A社長は、長年、会社を経営され、現状、会社の株式を全て保有しています。子供は2名(長男B及び長女C)、既に役員として参画している長男Bが会社を継ぐ予定です。

A社長も高齢なので、早めに自社株式を長男Bに贈与したいと考えました。しかしA社長の相続財産のほとんどは自社株式です。自社株式の全てを長男Bへ贈与してしまうと、長女Cには、相続させる財産がありません。

このまま贈与してしまっても、いいものかどうか。長男Bと長女Cで揉めることになるのではないか。

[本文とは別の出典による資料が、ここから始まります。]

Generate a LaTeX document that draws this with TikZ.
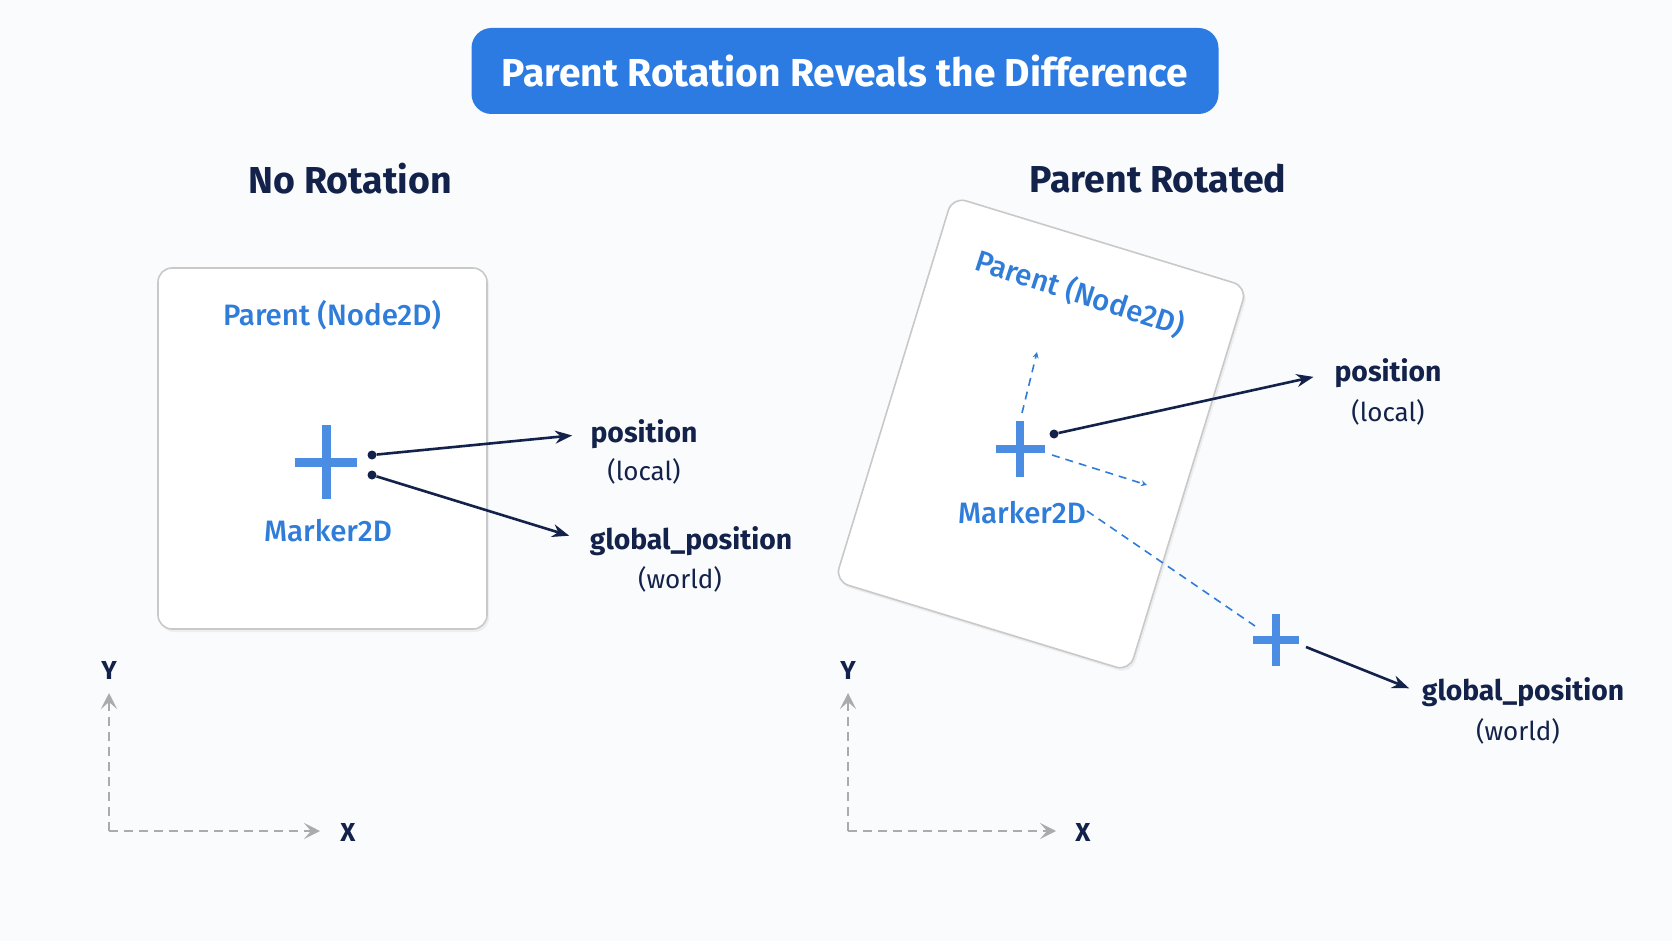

長男Bに自社株式を譲るに譲れず、何もできないまま、時間だけが無駄に過ぎていました。

贈与財産も遺留分減殺請求の対象となる

A社長は知人のX社長に相談しました。

すると、その社長も同じような悩みを経験したことがあって、相続財産のほとんどが自社株式の場合に、その全てを子供の一人に贈与してしまうと、やはり子供たちの中で揉める可能性があるというのです。

今回の場合、A社長と長男Bが共に、遺留分権利者に損害を加えることを知っていながら贈与をしたときには、相続開始前10年超に贈与した財産も遺留分減殺請求の対象となるというのです(改正民法第1044条1項及び3項)。

会社の議決権は100%長男Bに譲りたいのに、遺留分が障害になって、贈与ができない。どうすればいいのかと頭を抱えるA社長に、X社長は税理士の満重を紹介したのでした。

議決権信託の活用により解決

話を聞いた税理士の満重は、信託を活用した対策を提案しました。

贈与ではなく信託により、株式の名義を全て長男Bとする。これにより、議決権については長男Bが行使することが可能になります。

さらに、受益権(配当を得る権利や残余財産を得る権利、株式の譲渡対価を得る権利など)については、長男Bと長女Cに2分の1ずつ帰属するようにする。信託で、このように設計することができるのです。

A社長はさっそく、手続きを進めました。ほどなくして、議決権は長男Bが全て行使できることになり、会社の円滑な意思決定が可能になりました。

議決権信託とは

今回、税理士の満重が提案した「議決権信託」とは、株主からその所有している株式を、信頼できる者(受託者)に信託譲渡することにより、株式の名義を受託者に変更して、受託者が株主として議決権を行使することをいいます。

議決権信託の特徴は、受託者が株式の所有者として議決権を行使できる一方で、株式の元の所有者は信託の受益者として受益権を有し、今までと同様に配当を受けることができるとともに、残余財産を得たり株式の譲渡対価を得たりすることができる点にあります。

このように、信託は設計次第で、贈与や相続では難しかった事業承継に対する様々な課題が解決できる場合があります。今回は、その典型的な事例でした。

※本稿は執筆時点における一般的な内容を分かりやすく解説したものです。実際の税務・経営の判断は個別具体的に検討する必要がありますので、税理士など専門家にご相談の上ご判断ください。本稿をもとに意思決定され、直接又は間接に損害を蒙られたとしても、一切の責任は負いかねます。